I hate how the media turns everything into a cat fight. I've found that in real life, women on both sides of the spectrum are truly compassionate and generous to each other.

Being a mom is the most challenging, heart-rending, brain-bending, back-breaking work possible and real moms know this and are incredibly supportive of other moms--on both sides of the aisle.

So if you have any views on this, you're a seasoned mom (read: anyone with a kid older than mine--18 mo) I'd love to get your perspective on child-development/attachment/bonding/etc.

Help-a-momma-out.

1 comment:

Attorney at Large said...

Obviously, I'm seeing your post rather late, but thought I'd throw in. My take is that either way, your kid will probably be fine. Seeing mothers work is good, and having mom at home is good.

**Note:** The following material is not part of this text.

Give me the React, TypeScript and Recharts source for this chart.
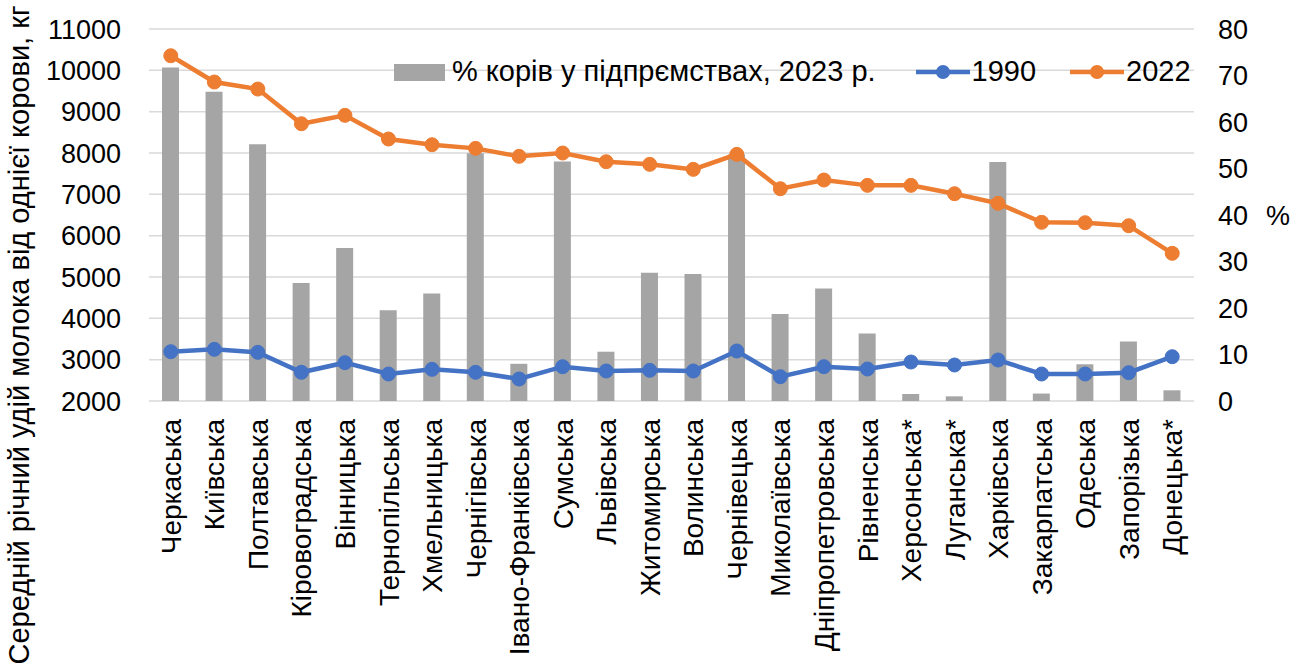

In my case, my work burnout hit at exactly the point when my kid started indicating she needed a lot more from me than she was getting on evenings and weekends. I stayed home with her starting when she was almost three, and -- job market being what it is, plus we adapted, painfully, to life on one income -- here she is almost five.

IMHO, the toll either working or staying home takes is on the mom, not the child. It's exhausting to work and then parent and then work after your kid goes to sleep. But it's also exhausting to spend all of your waking hours with your kid, especially after they hit 3. (That it's demoralizing sometimes and doesn't come with a paycheck also is hard.)

Having done both, I think working outside the home is easier. There is more juggling and time management difficulty (and illness is a nightmare), and you have to offload more tasks (cleaning, cooking, shopping) to other people, but the perk is that you get time every day when you are a grownup around other grownups and that time is invaluable.

Even that said, my kid did benefit from having me at home at that particular time. She needed a lot of work on executive control, and that is what I did. It was hard and if you read my back posts, I almost went crazy, but it ultimately helped her a lot. So there's that.